*DATA LINES:*

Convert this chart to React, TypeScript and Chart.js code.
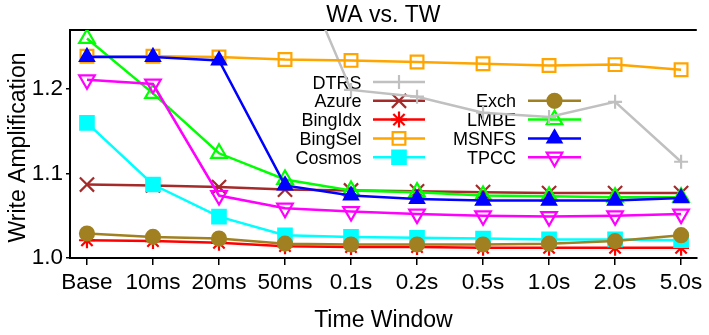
import React, { useEffect, useRef } from "react";
import { Chart, registerables } from "chart.js";

Chart.register(...registerables);

const categories = ["Base", "10ms", "20ms", "50ms", "0.1s", "0.2s", "0.5s", "1.0s", "2.0s", "5.0s"];
const yTickValues = [1.0, 1.1, 1.2];
const chartTitle = "WA vs. TW";
const xTitle = "Time Window";
const yTitle = "Write Amplification";

const dtrs = [1.52, 1.49, 1.46, 1.383, 1.199, 1.191, 1.172, 1.167, 1.185, 1.114];
const azure = [1.087, 1.086, 1.084, 1.081, 1.080, 1.079, 1.078, 1.077, 1.077, 1.077];
const bingIdx = [1.021, 1.020, 1.018, 1.014, 1.013, 1.013, 1.012, 1.012, 1.012, 1.012];
const bingSel = [1.239, 1.239, 1.238, 1.235, 1.234, 1.232, 1.230, 1.228, 1.229, 1.223];
const cosmos = [1.160, 1.087, 1.049, 1.027, 1.025, 1.024, 1.023, 1.022, 1.022, 1.021];
const exch = [1.029, 1.025, 1.023, 1.017, 1.016, 1.016, 1.016, 1.017, 1.020, 1.027];
const lmbe = [1.260, 1.195, 1.124, 1.093, 1.080, 1.078, 1.074, 1.073, 1.072, 1.072];
const msnfs = [1.238, 1.238, 1.234, 1.086, 1.074, 1.070, 1.068, 1.068, 1.068, 1.071];
const tpcc = [1.211, 1.206, 1.074, 1.059, 1.055, 1.052, 1.050, 1.049, 1.050, 1.052];

type Spec = {
  name: string;
  values: number[];
  color: string;
  style: string;
  r: number;
  filled: boolean;
  rot: number;
  col: number;
  row: number;
};

const specs: Spec[] = [
  { name: "DTRS", values: dtrs, color: "#c0c0c0", style: "cross", r: 7, filled: false, rot: 0, col: 0, row: 0 },
  { name: "Azure", values: azure, color: "#a52a2a", style: "crossRot", r: 10, filled: false, rot: 0, col: 0, row: 1 },
  { name: "BingIdx", values: bingIdx, color: "#ff0000", style: "star", r: 8, filled: false, rot: 0, col: 0, row: 2 },
  { name: "BingSel", values: bingSel, color: "#ffa500", style: "rect", r: 9, filled: false, rot: 0, col: 0, row: 3 },
  { name: "Cosmos", values: cosmos, color: "#00ffff", style: "rect", r: 9.5, filled: true, rot: 0, col: 0, row: 4 },
  { name: "Exch", values: exch, color: "#a08020", style: "circle", r: 7, filled: true, rot: 0, col: 1, row: 1 },
  { name: "LMBE", values: lmbe, color: "#00ff00", style: "triangle", r: 9, filled: false, rot: 0, col: 1, row: 2 },
  { name: "MSNFS", values: msnfs, color: "#0000ff", style: "triangle", r: 8, filled: true, rot: 0, col: 1, row: 3 },
  { name: "TPCC", values: tpcc, color: "#ff00ff", style: "triangle", r: 9, filled: false, rot: 180, col: 1, row: 4 },
];

const FONT = "'Liberation Sans', Arial, Helvetica, sans-serif";
const LINE_W = 2.5;
const MARK_W = 2.2;

function drawMarker(ctx: CanvasRenderingContext2D, s: Spec, x: number, y: number) {
  const r = s.r;
  ctx.save();
  ctx.strokeStyle = s.color;
  ctx.fillStyle = s.color;
  ctx.lineWidth = MARK_W;
  ctx.beginPath();
  if (s.style === "circle") {
    ctx.arc(x, y, r, 0, Math.PI * 2);
  } else if (s.style === "rect") {
    const h = Math.SQRT1_2 * r;
    ctx.rect(x - h, y - h, 2 * h, 2 * h);
  } else if (s.style === "triangle") {
    const a = (s.rot * Math.PI) / 180;
    for (let k = 0; k < 3; k++) {
      const ang = a + (k * 2 * Math.PI) / 3;
      const px = x + Math.sin(ang) * r;
      const py = y - Math.cos(ang) * r;
      if (k === 0) ctx.moveTo(px, py);
      else ctx.lineTo(px, py);
    }
    ctx.closePath();
  } else {
    if (s.style === "cross" || s.style === "star") {
      ctx.moveTo(x, y - r);
      ctx.lineTo(x, y + r);
      ctx.moveTo(x - r, y);
      ctx.lineTo(x + r, y);
    }
    if (s.style === "crossRot" || s.style === "star") {
      const o = Math.SQRT1_2 * r;
      ctx.moveTo(x - o, y - o);
      ctx.lineTo(x + o, y + o);
      ctx.moveTo(x + o, y - o);
      ctx.lineTo(x - o, y + o);
    }
  }
  if (s.filled) ctx.fill();
  ctx.stroke();
  ctx.restore();
}

const decor = {
  id: "decor",
  beforeDatasetsDraw(chart: any) {
    const ctx: CanvasRenderingContext2D = chart.ctx;
    const area = chart.chartArea;
    ctx.save();
    // top border
    ctx.strokeStyle = "#000";
    ctx.lineWidth = 2;
    ctx.beginPath();
    ctx.moveTo(area.left - 1, area.top);
    ctx.lineTo(area.right, area.top);
    ctx.stroke();

    // legend
    const textRight = [361.5, 516];
    const lineStart = [373, 528];
    const lineEnd = [425, 581];
    const rowY0 = 82;
    const rowStep = 18.8;
    ctx.font = `18px ${FONT}`;
    ctx.textAlign = "right";
    ctx.textBaseline = "alphabetic";
    specs.forEach((s) => {
      const y = rowY0 + s.row * rowStep;
      ctx.fillStyle = "#000";
      ctx.fillText(s.name, textRight[s.col], y + 6.5);
      ctx.strokeStyle = s.color;
      ctx.lineWidth = LINE_W;
      ctx.beginPath();
      ctx.moveTo(lineStart[s.col], y);
      ctx.lineTo(lineEnd[s.col], y);
      ctx.stroke();
      drawMarker(ctx, s, (lineStart[s.col] + lineEnd[s.col]) / 2, y);
    });
    ctx.restore();
  },
  afterDraw(chart: any) {
    const ctx: CanvasRenderingContext2D = chart.ctx;
    const area = chart.chartArea;
    const cx = (area.left + area.right) / 2;
    ctx.save();
    ctx.fillStyle = "#000";
    ctx.textAlign = "center";
    ctx.textBaseline = "alphabetic";
    ctx.font = `23px ${FONT}`;
    ctx.fillText(chartTitle, cx, 21.7);
    ctx.fillText(xTitle, cx, 326.5);
    ctx.translate(25, 147.5);
    ctx.rotate(-Math.PI / 2);
    ctx.fillText(yTitle, 0, 0);
    ctx.restore();
  },
};

export default function App() {
  const ref = useRef<HTMLCanvasElement>(null);
  useEffect(() => {
    const canvas = ref.current;
    if (!canvas) return;
    const datasets = specs.map((s, i) => ({
      label: s.name,
      data: s.values.map((v, j) => ({ x: j, y: v })),
      borderColor: s.color,
      backgroundColor: s.color,
      borderWidth: LINE_W,
      pointStyle: s.style,
      pointRotation: s.rot,
      pointRadius: s.r,
      pointHoverRadius: s.r,
      pointBorderColor: s.color,
      pointBackgroundColor: s.filled ? s.color : "rgba(0,0,0,0)",
      pointBorderWidth: MARK_W,
      order: specs.length - i,
      tension: 0,
      fill: false,
    }));
    const chart = new Chart(canvas, {
      type: "line",
      data: { datasets } as any,
      plugins: [decor],
      options: {
        animation: false,
        responsive: false,
        maintainAspectRatio: false,
        events: [],
        layout: { padding: { top: 30, left: 0, right: 0, bottom: 0 } },
        plugins: {
          legend: { display: false },
          title: { display: false },
          tooltip: { enabled: false },
        },
        scales: {
          x: {
            type: "linear",
            min: -0.257,
            max: 9.238,
            afterBuildTicks: (s: any) => {
              s.ticks = categories.map((_, i) => ({ value: i }));
            },
            afterFit: (s: any) => {
              s.height = 77;
              s.paddingLeft = 0;
              s.paddingRight = 0;
            },
            grid: {
              drawOnChartArea: false,
              drawTicks: true,
              tickLength: 7,
              color: "#000",
              lineWidth: 1.5,
            },
            border: { display: true, color: "#000", width: 2 },
            ticks: {
              color: "#000",
              font: { family: FONT, size: 22.5 },
              padding: 4,
              maxRotation: 0,
              autoSkip: false,
              callback: (v: any) => categories[Math.round(Number(v))] ?? "",
            },
          },
          y: {
            type: "linear",
            min: 1.0,
            max: 1.27,
            afterBuildTicks: (s: any) => {
              s.ticks = yTickValues.map((v) => ({ value: v }));
            },
            afterFit: (s: any) => {
              s.width = 70;
              s.paddingTop = 0;
              s.paddingBottom = 0;
            },
            grid: {
              drawOnChartArea: false,
              drawTicks: true,
              tickLength: 4,
              color: "#000",
              lineWidth: 1.5,
            },
            border: { display: true, color: "#000", width: 2 },
            ticks: {
              color: "#000",
              font: { family: FONT, size: 22.5 },
              padding: 3,
              callback: (v: any) => Number(v).toFixed(1),
            },
          },
        },
      } as any,
    });
    return () => chart.destroy();
  }, []);
  return (
    <div style={{ position: "absolute", left: 0, top: 0, width: 709, height: 335, background: "#fff" }}>
      <canvas ref={ref} width={709} height={335} style={{ display: "block", width: 709, height: 335 }} />
    </div>
  );
}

*EXERCISE TASK:* Write out exactly the opening lines of the data, stopping after the line that holds "Chart.register(...registerables);". Exclude pictures.

*TASK RESULT:*
Convert this chart to React, TypeScript and Chart.js code.
import React, { useEffect, useRef } from "react";
import { Chart, registerables } from "chart.js";

Chart.register(...registerables);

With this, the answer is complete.